__Given task__: Omit all images, then repeat exactly the lines below from the one containing "Recreate this image" through the one containing "10, 11, 11.8]", both ends included.

__Data records__:
★ ★ ★ ★ ★ ★ ★

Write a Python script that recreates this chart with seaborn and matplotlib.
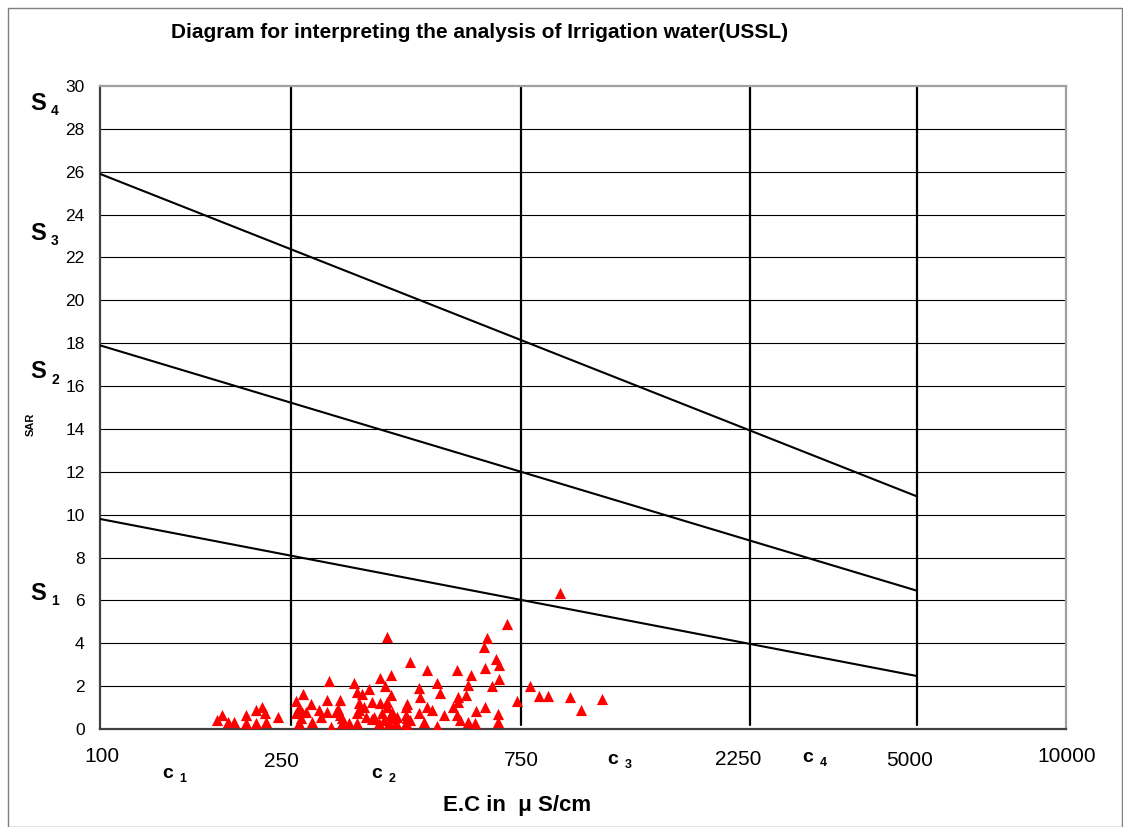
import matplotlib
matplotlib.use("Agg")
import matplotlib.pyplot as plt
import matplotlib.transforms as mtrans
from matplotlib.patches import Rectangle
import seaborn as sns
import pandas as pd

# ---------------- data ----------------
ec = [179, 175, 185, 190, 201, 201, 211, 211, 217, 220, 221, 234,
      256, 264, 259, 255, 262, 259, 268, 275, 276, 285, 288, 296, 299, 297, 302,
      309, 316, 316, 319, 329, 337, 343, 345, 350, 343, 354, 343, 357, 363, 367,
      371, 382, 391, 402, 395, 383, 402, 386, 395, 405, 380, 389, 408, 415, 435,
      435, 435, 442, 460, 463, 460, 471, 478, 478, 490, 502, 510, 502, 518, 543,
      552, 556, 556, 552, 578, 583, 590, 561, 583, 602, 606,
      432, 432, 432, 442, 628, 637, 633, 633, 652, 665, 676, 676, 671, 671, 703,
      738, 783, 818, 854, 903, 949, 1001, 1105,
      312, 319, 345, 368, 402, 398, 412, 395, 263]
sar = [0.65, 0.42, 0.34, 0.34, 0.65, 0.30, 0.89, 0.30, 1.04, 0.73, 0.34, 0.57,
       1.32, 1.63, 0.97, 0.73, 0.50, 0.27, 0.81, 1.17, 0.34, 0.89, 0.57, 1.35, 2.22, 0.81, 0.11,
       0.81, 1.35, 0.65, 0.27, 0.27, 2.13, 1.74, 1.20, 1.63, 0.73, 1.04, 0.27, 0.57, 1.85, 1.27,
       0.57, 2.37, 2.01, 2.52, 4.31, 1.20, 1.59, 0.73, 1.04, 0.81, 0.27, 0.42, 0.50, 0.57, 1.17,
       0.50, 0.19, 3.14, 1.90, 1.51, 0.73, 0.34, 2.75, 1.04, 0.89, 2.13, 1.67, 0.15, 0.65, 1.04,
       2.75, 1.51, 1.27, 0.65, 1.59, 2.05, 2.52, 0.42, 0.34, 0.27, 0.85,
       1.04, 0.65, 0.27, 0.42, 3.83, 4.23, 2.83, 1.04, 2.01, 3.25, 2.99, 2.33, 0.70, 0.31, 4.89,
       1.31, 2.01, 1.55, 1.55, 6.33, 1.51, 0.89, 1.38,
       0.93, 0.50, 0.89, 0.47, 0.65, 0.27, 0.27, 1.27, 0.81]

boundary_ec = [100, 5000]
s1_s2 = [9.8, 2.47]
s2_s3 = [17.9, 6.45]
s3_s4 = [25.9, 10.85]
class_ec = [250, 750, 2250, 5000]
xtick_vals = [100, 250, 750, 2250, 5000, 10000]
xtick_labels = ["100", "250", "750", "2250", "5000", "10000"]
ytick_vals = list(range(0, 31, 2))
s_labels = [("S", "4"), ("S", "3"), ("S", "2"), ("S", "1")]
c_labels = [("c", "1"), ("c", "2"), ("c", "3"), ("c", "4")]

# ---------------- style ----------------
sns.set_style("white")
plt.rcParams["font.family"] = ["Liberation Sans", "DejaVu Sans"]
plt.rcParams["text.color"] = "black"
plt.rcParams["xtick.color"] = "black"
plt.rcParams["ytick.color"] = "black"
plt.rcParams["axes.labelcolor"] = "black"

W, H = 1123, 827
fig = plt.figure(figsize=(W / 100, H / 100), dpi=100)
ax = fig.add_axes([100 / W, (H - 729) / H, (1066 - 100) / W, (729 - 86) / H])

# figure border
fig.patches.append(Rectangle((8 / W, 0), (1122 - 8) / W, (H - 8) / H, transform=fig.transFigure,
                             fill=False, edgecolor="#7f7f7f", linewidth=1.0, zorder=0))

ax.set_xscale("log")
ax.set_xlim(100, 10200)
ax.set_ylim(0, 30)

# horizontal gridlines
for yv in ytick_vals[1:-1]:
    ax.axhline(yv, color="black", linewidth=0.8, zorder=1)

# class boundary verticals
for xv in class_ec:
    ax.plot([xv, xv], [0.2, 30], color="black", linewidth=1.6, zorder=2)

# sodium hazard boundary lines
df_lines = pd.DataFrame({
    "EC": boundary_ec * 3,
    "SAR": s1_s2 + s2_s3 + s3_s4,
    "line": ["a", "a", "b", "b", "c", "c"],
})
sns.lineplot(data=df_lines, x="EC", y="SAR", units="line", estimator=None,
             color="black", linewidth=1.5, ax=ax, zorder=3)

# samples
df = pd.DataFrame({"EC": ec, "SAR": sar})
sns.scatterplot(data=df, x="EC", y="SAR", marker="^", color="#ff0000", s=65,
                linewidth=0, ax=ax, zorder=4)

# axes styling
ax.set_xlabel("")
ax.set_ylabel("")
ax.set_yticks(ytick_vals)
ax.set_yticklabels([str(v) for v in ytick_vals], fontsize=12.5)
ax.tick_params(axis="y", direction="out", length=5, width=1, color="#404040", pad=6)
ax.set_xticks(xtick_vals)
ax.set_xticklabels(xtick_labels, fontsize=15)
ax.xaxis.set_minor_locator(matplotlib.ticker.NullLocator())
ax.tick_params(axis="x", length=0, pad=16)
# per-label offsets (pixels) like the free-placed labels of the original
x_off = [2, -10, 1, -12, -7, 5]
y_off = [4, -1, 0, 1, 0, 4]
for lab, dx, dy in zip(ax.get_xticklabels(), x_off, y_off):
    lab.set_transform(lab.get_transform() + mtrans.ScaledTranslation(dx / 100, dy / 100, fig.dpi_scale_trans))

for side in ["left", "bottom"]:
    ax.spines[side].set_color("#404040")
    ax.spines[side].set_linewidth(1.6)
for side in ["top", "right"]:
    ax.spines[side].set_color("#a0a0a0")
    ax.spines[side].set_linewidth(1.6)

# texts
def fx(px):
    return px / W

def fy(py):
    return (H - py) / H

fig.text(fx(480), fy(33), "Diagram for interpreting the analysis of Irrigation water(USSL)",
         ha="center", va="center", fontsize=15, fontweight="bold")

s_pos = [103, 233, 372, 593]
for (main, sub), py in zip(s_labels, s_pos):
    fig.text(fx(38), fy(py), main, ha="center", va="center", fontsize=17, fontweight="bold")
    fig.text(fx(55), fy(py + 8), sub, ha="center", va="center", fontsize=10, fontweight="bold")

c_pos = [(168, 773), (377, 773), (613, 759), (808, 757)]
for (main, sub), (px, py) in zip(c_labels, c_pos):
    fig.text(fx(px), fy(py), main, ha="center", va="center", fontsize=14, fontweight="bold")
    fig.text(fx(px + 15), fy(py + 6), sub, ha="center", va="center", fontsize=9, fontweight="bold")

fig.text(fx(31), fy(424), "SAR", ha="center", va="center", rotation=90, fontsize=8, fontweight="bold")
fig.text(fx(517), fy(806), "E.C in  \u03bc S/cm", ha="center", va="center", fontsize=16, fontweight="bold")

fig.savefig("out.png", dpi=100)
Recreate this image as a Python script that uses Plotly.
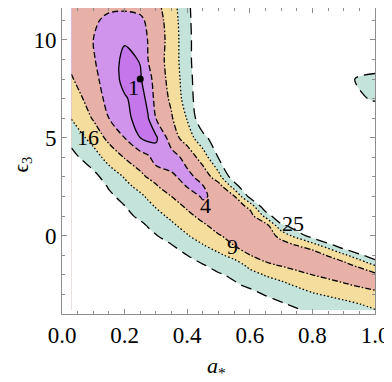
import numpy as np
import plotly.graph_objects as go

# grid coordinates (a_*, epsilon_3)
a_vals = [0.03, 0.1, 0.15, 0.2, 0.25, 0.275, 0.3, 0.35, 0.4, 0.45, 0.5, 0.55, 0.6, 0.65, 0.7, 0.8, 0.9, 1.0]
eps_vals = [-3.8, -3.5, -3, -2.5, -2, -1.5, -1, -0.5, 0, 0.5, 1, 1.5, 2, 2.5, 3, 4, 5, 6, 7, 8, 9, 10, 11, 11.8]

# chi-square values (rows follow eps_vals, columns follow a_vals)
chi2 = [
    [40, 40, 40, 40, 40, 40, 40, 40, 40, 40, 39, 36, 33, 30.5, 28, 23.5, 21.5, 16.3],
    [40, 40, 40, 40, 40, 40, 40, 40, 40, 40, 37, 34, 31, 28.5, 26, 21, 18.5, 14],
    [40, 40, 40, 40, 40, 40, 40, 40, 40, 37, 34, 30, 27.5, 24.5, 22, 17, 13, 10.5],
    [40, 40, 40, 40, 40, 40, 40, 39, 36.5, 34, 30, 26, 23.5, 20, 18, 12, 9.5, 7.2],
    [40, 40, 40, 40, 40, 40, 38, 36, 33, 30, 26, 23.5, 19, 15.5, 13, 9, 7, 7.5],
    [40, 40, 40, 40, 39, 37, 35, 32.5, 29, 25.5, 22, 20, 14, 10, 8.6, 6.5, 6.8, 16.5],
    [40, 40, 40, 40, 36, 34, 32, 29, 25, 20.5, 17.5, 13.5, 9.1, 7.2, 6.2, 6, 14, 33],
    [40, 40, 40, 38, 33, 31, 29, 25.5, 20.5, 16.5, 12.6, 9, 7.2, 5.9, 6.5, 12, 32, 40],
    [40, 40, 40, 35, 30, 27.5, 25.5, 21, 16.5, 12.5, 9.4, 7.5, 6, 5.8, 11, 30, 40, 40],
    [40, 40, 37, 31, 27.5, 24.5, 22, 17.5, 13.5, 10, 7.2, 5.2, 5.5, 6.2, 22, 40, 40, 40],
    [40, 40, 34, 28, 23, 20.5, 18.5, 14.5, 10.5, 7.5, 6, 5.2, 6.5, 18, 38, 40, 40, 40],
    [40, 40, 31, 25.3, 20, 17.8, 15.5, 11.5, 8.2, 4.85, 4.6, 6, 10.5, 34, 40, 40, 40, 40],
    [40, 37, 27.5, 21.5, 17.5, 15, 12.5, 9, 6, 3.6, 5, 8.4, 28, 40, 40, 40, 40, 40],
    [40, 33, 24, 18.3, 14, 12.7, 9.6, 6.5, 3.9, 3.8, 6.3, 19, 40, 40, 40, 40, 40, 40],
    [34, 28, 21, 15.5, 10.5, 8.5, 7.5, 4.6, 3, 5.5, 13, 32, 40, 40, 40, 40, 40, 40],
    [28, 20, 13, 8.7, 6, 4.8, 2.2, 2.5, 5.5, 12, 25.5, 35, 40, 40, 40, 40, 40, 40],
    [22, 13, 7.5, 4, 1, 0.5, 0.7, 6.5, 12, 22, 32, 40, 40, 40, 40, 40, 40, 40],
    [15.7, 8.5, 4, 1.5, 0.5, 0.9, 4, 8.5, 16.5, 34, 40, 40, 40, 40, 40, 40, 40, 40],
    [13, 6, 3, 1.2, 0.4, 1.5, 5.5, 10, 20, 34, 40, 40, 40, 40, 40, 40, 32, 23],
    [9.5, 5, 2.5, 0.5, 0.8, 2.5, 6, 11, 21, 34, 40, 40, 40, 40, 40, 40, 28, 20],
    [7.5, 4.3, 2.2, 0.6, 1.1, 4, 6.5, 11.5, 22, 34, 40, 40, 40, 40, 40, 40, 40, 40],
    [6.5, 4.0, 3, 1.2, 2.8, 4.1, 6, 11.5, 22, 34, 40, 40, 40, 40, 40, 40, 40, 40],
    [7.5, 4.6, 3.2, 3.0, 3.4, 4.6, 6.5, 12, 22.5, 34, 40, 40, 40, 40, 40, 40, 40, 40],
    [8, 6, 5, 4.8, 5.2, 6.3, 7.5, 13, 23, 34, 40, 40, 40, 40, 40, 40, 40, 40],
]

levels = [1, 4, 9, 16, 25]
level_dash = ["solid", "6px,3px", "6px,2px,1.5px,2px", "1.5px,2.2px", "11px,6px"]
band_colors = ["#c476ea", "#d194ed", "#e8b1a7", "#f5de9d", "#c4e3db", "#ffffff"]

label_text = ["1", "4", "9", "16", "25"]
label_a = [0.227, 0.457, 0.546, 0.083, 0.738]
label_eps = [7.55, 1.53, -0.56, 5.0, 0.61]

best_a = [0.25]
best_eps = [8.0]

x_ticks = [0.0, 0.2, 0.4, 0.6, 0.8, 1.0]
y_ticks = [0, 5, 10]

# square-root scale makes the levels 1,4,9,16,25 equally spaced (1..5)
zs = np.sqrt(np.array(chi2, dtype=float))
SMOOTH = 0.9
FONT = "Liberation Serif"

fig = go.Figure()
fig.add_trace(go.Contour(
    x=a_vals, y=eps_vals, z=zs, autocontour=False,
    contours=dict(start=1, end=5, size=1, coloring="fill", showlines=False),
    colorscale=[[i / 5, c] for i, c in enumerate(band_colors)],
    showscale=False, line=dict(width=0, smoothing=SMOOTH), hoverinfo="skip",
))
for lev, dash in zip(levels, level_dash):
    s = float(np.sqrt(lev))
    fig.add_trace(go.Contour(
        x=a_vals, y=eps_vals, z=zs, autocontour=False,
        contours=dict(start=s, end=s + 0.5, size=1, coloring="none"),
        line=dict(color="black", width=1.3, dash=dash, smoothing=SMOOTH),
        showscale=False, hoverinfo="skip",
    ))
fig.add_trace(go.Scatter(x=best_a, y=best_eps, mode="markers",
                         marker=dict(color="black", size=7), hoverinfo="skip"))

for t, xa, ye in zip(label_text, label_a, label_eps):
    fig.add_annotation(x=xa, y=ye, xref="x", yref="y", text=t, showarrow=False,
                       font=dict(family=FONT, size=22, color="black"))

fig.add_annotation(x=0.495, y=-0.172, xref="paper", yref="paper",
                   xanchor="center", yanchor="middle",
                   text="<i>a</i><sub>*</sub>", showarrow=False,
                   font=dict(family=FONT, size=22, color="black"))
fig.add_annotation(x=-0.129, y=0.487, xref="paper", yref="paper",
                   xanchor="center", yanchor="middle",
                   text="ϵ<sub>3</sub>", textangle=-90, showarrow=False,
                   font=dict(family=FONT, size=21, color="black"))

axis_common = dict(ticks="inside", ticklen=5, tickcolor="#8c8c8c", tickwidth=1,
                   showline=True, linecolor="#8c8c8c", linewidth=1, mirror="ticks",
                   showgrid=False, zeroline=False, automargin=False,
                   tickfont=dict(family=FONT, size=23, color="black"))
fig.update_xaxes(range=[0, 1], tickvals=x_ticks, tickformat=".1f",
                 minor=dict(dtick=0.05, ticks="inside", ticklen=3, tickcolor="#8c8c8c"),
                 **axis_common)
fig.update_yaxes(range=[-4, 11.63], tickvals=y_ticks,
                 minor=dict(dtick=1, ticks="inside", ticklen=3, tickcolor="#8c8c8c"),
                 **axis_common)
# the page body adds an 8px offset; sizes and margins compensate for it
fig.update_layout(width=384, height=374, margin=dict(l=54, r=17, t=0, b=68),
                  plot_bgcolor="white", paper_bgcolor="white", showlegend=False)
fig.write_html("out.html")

★ ★ ★ ★ ★ ★ ★

__Task answer__:
Recreate this image as a Python script that uses Plotly.
import numpy as np
import plotly.graph_objects as go

# grid coordinates (a_*, epsilon_3)
a_vals = [0.03, 0.1, 0.15, 0.2, 0.25, 0.275, 0.3, 0.35, 0.4, 0.45, 0.5, 0.55, 0.6, 0.65, 0.7, 0.8, 0.9, 1.0]
eps_vals = [-3.8, -3.5, -3, -2.5, -2, -1.5, -1, -0.5, 0, 0.5, 1, 1.5, 2, 2.5, 3, 4, 5, 6, 7, 8, 9, 10, 11, 11.8]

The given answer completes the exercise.